The idea of a “Black Legend” is another historical construction of interest. The idea was introduced to explain some of the stories of atrocities of the Spanish in Spanish America, some of which atrocity stories were known to be fabrications by the northern European Protestant powers engaged in the settlement of North America, who had an interest in demonstrating the unique cruelty and barbarity of Spanish rule in Spanish America. Constructing Black Legends continues in our own day, with manufactured atrocities spread by social media. Mark Twain famously said that a lie gets halfway around the world before the truth gets its pants on.

But some atrocities do actually occur, and their reportage is often weakened by the manufactured atrocities, which dilute the real atrocities with skepticism. (I found one contemporary account of the Sack of Magdeburg that puts “atrocity” in scare quotes, as I have just done, to emphasize the disputed character of the event.) Since those who experience or witness actual atrocities are horrified by the experience, they may be offended by those not present who are skeptical of their experiences. Not surprisingly, the histories written by eye witnesses tend to be quite different from histories written by those not present. Needless to say, there is an historical window after which all accounts are written by those not present at the events concerned. However, even after all parties present to the event have died, there are still partisans of one interpretation or another in subsequent generations — those for whom questioning an event, or failing to question an event, is treated as an affront to the lived experiences of past generations.

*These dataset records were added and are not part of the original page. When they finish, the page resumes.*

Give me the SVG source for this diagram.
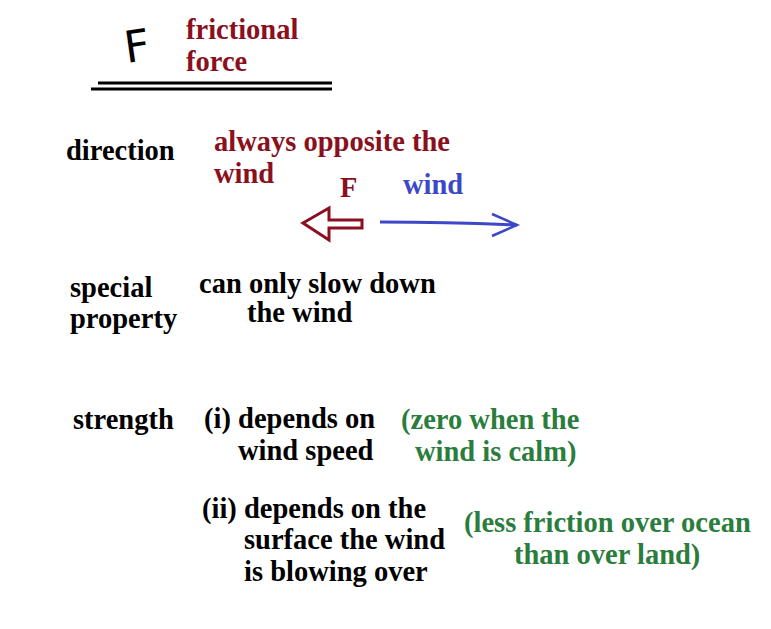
<svg xmlns="http://www.w3.org/2000/svg" width="771" height="629" viewBox="0 0 771 629">
<style>
text{font-family:"Liberation Serif","Times New Roman",serif;font-weight:bold;font-size:28.5px}
.k{fill:#000}
.r{fill:#8a1020}
.b{fill:#3c48c8}
.g{fill:#2a7d3c}
</style>
<rect width="771" height="629" fill="#fff"/>
<g id="title">
<text x="124" y="61" style="font-family:'DejaVu Sans',sans-serif;font-weight:normal;font-size:44px" transform="rotate(-8 140 45)" class="k">F</text>
<text x="186" y="39" class="r">frictional</text>
<text x="186" y="71" class="r">force</text>
<line x1="98" y1="83" x2="332" y2="83" stroke="#000" stroke-width="3"/>
<line x1="91" y1="89" x2="332" y2="89" stroke="#000" stroke-width="3"/>
</g>
<g id="direction">
<text x="66" y="160" class="k">direction</text>
<text x="214" y="151" class="r">always opposite the</text>
<text x="214" y="183" class="r">wind</text>
<text x="340" y="197" class="r">F</text>
<text x="403" y="194" class="b">wind</text>
</g>
<g id="connectors">
<path d="M303,223 L329,208 L329,220 L362,220 L362,228 L329,228 L329,240 Z" fill="none" stroke="#8a1020" stroke-width="3" stroke-linejoin="miter"/>
<path d="M380,222 Q450,222 517,225" fill="none" stroke="#3c48c8" stroke-width="3"/>
<path d="M492,214 L517,225 L492,236" fill="none" stroke="#3c48c8" stroke-width="2.5"/>
</g>
<g id="special">
<text x="70" y="297" class="k">special</text>
<text x="70" y="328" class="k">property</text>
<text x="199" y="293" class="k">can only slow down</text>
<text x="247" y="322" class="k">the wind</text>
</g>
<g id="strength">
<text x="73" y="429" class="k">strength</text>
<text x="204" y="428" class="k">(i) depends on</text>
<text x="238" y="460" class="k">wind speed</text>
<text x="401" y="429" class="g">(zero when the</text>
<text x="415" y="461" class="g">wind is calm)</text>
<text x="202" y="518" class="k">(ii) depends on the</text>
<text x="244" y="549" class="k">surface the wind</text>
<text x="244" y="581" class="k">is blowing over</text>
<text x="464" y="532" class="g">(less friction over ocean</text>
<text x="514" y="564" class="g">than over land)</text>
</g>
</svg>
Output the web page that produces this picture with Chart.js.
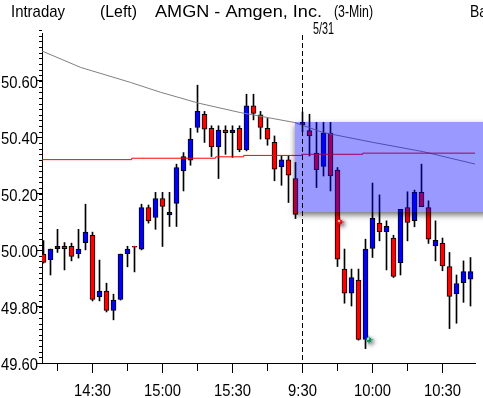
<!DOCTYPE html>
<html><head><meta charset="utf-8">
<script src="https://cdn.jsdelivr.net/npm/chart.js@4.4.1/dist/chart.umd.min.js"></script>
<style>html,body{margin:0;padding:0;background:#fff;overflow:hidden}canvas{display:block}</style>
</head><body>
<canvas id="c" width="483" height="398"></canvas>
<script>
// ---- data ----
const times = [
 '14:09','14:12','14:15','14:18','14:21','14:24','14:27','14:30','14:33','14:36','14:39','14:42','14:45','14:48','14:51','14:54','14:57',
 '15:00','15:03','15:06','15:09','15:12','15:15','15:18','15:21','15:24','15:27','15:30','15:33','15:36','15:39','15:42','15:45','15:48','15:51','15:54','15:57',
 '9:30','9:33','9:36','9:39','9:42','9:45','9:48','9:51','9:54','9:57',
 '10:00','10:03','10:06','10:09','10:12','10:15','10:18','10:21','10:24','10:27','10:30','10:33','10:36','10:39','10:42'
];
const open  = [49.986,49.966,50.005,50.014,50.014,49.988,50.027,50.053,49.834,49.855,49.786,49.825,49.988,50.014,50.004,50.151,50.116,50.183,50.125,50.166,50.281,50.319,50.435,50.482,50.432,50.366,50.426,50.417,50.432,50.356,50.512,50.480,50.432,50.382,50.295,50.320,50.254,
               50.453,50.424,50.344,50.297,50.415,50.284,49.933,49.848,49.894,49.684,50.006,50.096,50.066,50.043,49.956,50.151,50.105,50.205,50.151,50.015,50.024,49.942,49.846,49.885,49.897];
const high  = [50.034,50.004,50.074,50.027,50.025,50.074,50.163,50.064,49.965,49.883,49.844,49.986,50.014,50.014,50.163,50.160,50.205,50.205,50.205,50.305,50.346,50.432,50.585,50.492,50.441,50.441,50.441,50.441,50.441,50.553,50.553,50.492,50.467,50.405,50.334,50.334,50.311,
               50.490,50.482,50.453,50.453,50.453,50.293,50.004,49.933,49.933,50.039,50.238,50.196,50.104,50.053,50.145,50.207,50.213,50.305,50.175,50.104,50.043,49.992,49.912,49.962,49.974];
const low   = [49.954,49.912,49.992,49.930,49.962,49.972,50.001,49.820,49.820,49.781,49.753,49.823,49.941,49.923,50.001,50.096,50.074,50.013,50.084,50.084,50.210,50.301,50.418,50.382,50.332,50.254,50.340,50.329,50.349,50.352,50.462,50.394,50.372,50.246,50.230,50.169,50.112,
               50.420,50.334,50.222,50.263,50.210,49.942,49.812,49.802,49.681,49.651,49.974,50.033,49.930,49.903,49.912,50.033,50.083,50.154,50.024,49.962,49.927,49.722,49.741,49.815,49.802];
const close = [49.957,50.004,50.014,50.005,49.978,50.004,50.064,49.825,49.855,49.786,49.823,49.986,50.004,50.011,50.151,50.104,50.183,50.155,50.134,50.293,50.332,50.394,50.492,50.429,50.366,50.426,50.417,50.426,50.356,50.512,50.485,50.435,50.394,50.287,50.320,50.266,50.127,
               50.444,50.405,50.285,50.415,50.263,49.968,49.848,49.903,49.684,50.004,50.113,50.066,50.085,49.907,50.145,50.098,50.205,50.154,50.039,50.035,49.944,49.836,49.882,49.924,49.924];
// gray average line (bar index, price)
const avgIdx = [-0.2,5.3,12.4,16.7,22.2,28.1,35.8,40.0,47.1,54.3,61.7];
const avgVal = [50.706,50.648,50.595,50.560,50.521,50.488,50.453,50.417,50.382,50.349,50.305];
// red stepped reference line (bar index where level starts, price)
const refIdx = [-0.2,12.6,24.6,28.6,36.9,45.6,55.6,61.7];
const refVal = [50.317,50.321,50.326,50.331,50.336,50.340,50.344,50.344];
// shaded zone
const zoneStartIdx = 35.93, zoneTop = 50.455, zoneBottom = 50.135;
// signal markers
const sigRed   = {x:42.36, y:50.100};
const sigGreen = {x:46.5,  y:49.682};
const yTickLabels = [49.60,49.80,50.00,50.20,50.40,50.60];
const yMin = 49.60, yMax = 50.770, yMinorStep = 0.02;
const sessionBreak = '9:30', sessionDate = '5/31';
// header texts: [text, left x, target width]
const header = [['Intraday',11,54],['(Left)',100,37],['AMGN - Amgen, Inc.',155,167],['(3-Min)',334,39],['Ba',470,17]];

const FONT = "'Liberation Sans',Arial,sans-serif";
const SQ = 0.87; // horizontal squeeze for the narrow bitmap-like font
const minuteOf = t => parseInt(t.split(':')[1],10);
const majorX = times.map((t,i)=>i).filter(i=>minuteOf(times[i])%30===0);
const minorX = times.map((t,i)=>i).filter(i=>minuteOf(times[i])%15===0 && minuteOf(times[i])%30!==0);
const breakIdx = times.indexOf(sessionBreak);

function squeezedText(ctx, text, x, y, align, sx){
  ctx.save();
  ctx.setTransform(sx,0,0,1,0,0);
  ctx.textAlign = align;
  ctx.fillText(text, x/sx, y);
  ctx.restore();
}

const overlay = {
  id:'overlay',
  afterDatasetsDraw(chart){
    const {ctx, chartArea:a, scales:{x,y}} = chart;
    const W = chart.width;
    const zx = Math.round(x.getPixelForValue(zoneStartIdx));
    const zt = Math.round(y.getPixelForValue(zoneTop));
    const zb = Math.round(y.getPixelForValue(zoneBottom));
    const zw = W - zx, zh = zb - zt;
    ctx.save();
    ctx.beginPath(); ctx.rect(0,0,W,chart.height); ctx.rect(zx,zt,zw,zh); ctx.clip('evenodd');
    ctx.shadowColor='rgba(0,0,0,0.55)'; ctx.shadowBlur=6; ctx.shadowOffsetX=0; ctx.shadowOffsetY=10003;
    ctx.fillStyle='#000'; ctx.fillRect(zx,zt-10000,zw+20,zh);
    ctx.restore();
    ctx.save();
    ctx.fillStyle='rgba(0,0,255,0.4)';
    ctx.fillRect(zx,zt,zw,zh);
    ctx.restore();
    const bx = Math.floor(x.getPixelForValue(breakIdx))+0.5;
    ctx.save();
    ctx.strokeStyle='#000'; ctx.lineWidth=1; ctx.setLineDash([5,3]);
    ctx.beginPath(); ctx.moveTo(bx,a.top+2); ctx.lineTo(bx,a.bottom); ctx.stroke();
    ctx.restore();
    const sparkle=(p,col,hi)=>{
      const cx=x.getPixelForValue(p.x), cy=y.getPixelForValue(p.y);
      ctx.save();
      ctx.shadowColor='rgba(0,0,0,0.7)'; ctx.shadowBlur=4; ctx.shadowOffsetX=2; ctx.shadowOffsetY=2;
      ctx.fillStyle=col; ctx.beginPath();
      for(let k=0;k<16;k++){const ang=k*Math.PI/8; const r=(k%2)?1.8:((k%4)?3.6:5); ctx.lineTo(cx+r*Math.cos(ang),cy+r*Math.sin(ang));}
      ctx.closePath(); ctx.fill();
      ctx.shadowColor='transparent'; ctx.fillStyle=hi; ctx.beginPath(); ctx.arc(cx-1,cy-1,1.3,0,Math.PI*2); ctx.fill();
      ctx.restore();
    };
    sparkle(sigRed,'#e01010','#ffb0b0');
    sparkle(sigGreen,'#008a50','#90f0c0');
  },
  afterDraw(chart){
    const {ctx, chartArea:a, scales:{x,y}} = chart;
    ctx.save();
    ctx.strokeStyle='#000'; ctx.lineWidth=1;
    ctx.beginPath();
    const n = Math.round((yMax-yMin)/yMinorStep);
    for(let k=0;k<=n;k++){
      const py = Math.round(y.getPixelForValue(yMin+k*yMinorStep))+0.5;
      ctx.moveTo(a.left-3,py); ctx.lineTo(a.left,py);
    }
    minorX.forEach(i=>{const px=Math.floor(x.getPixelForValue(i))+0.5; ctx.moveTo(px,a.bottom); ctx.lineTo(px,a.bottom+8);});
    ctx.stroke();
    ctx.fillStyle='#000'; ctx.font='17px '+FONT; ctx.textBaseline='alphabetic';
    y.ticks.forEach(t=>{
      const py = y.getPixelForValue(t.value);
      squeezedText(ctx, Number(t.value).toFixed(2), a.left-4, Math.round(py)+6.5, 'right', SQ);
    });
    x.ticks.forEach(t=>{
      const px = x.getPixelForValue(t.value);
      squeezedText(ctx, times[t.value], px, 395.5, 'center', SQ);
    });
    header.forEach(([t,px,w])=>{
      const sx = w / ctx.measureText(t).width;
      squeezedText(ctx, t, px, 17, 'left', sx);
    });
    const dw = ctx.measureText(sessionDate).width;
    squeezedText(ctx, sessionDate, Math.floor(x.getPixelForValue(breakIdx))+11, 34, 'left', 21/dw);
    ctx.restore();
  }
};

new Chart(document.getElementById('c'),{
  type:'bar',
  data:{datasets:[
    {type:'line', label:'ref', data:refIdx.map((v,k)=>({x:v,y:refVal[k]})), stepped:'after', borderColor:'#ff0000', borderWidth:1, pointRadius:0, order:0},
    {type:'line', label:'avg', data:avgIdx.map((v,k)=>({x:v,y:avgVal[k]})), borderColor:'#808080', borderWidth:1, pointRadius:0, tension:0, order:1},
    {label:'body', data:times.map((t,i)=>({x:i,y:[open[i],close[i]]})),
     backgroundColor:c=>close[c.dataIndex]>=open[c.dataIndex]?'#0000ff':'#ff0000',
     borderColor:'#000', borderWidth:1, borderSkipped:false, barThickness:5, grouped:false, order:2},
    {label:'wick', data:times.map((t,i)=>({x:i,y:[low[i],high[i]]})),
     backgroundColor:'#000', borderWidth:0, barThickness:1, grouped:false, order:3}
  ]},
  options:{
    responsive:false, devicePixelRatio:1, animation:false,
    layout:{padding:{top:33,right:8,left:0,bottom:0}},
    plugins:{legend:{display:false},tooltip:{enabled:false},title:{display:false}},
    scales:{
      x:{type:'linear', min:-0.2143, max:61.643, offset:false,
         grid:{drawOnChartArea:false, offset:false, tickLength:10, tickColor:'#000'},
         border:{color:'#000'},
         afterBuildTicks:s=>{s.ticks=majorX.map(i=>({value:i}));},
         afterFit:s=>{s.height=35;},
         ticks:{display:false, autoSkip:false, maxRotation:0}},
      y:{min:yMin, max:yMax,
         grid:{drawOnChartArea:false, tickLength:5, tickColor:'#000'},
         border:{color:'#000'},
         afterBuildTicks:s=>{s.ticks=yTickLabels.map(v=>({value:v}));},
         afterFit:s=>{s.width=42;},
         ticks:{display:false}}
    }
  },
  plugins:[overlay]
});
</script>
</body></html>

So it will be with the histories of our time. The twentieth century was particularly violent, and can boast some of the worst atrocities in human history. Soon, everyone who witnessed these atrocities (or even those who were merely alive while the atrocities occurred) will be dead, and future historians will be left with only records, though, in the case of the twentieth century, in addition to written records, there are film, television, and audio recordings. There is, in fact, so much material from the twentieth century that future historians will have to be even more selective in the material they use to tell their histories, and this selection offers an avenue for human, all-too-human bias and prejudice to enter. Historians may be forced to develop new methods of source criticism to sort through the mass of material in order to highlight that which is representative.

I fully expect that atrocities, terror, propaganda, and black legends will continue to drive the historical narrative in the twenty-first century and beyond, and those attempting to understand history will be faced with significant barriers to an accurate comprehension of past events. Previously, our failures to understand the past were, in part, due to lack of materials. In the future, our failure to understand the past will be due to the overabundance of materials. Both circumstances are fertile grounds for those who would make mischief with history.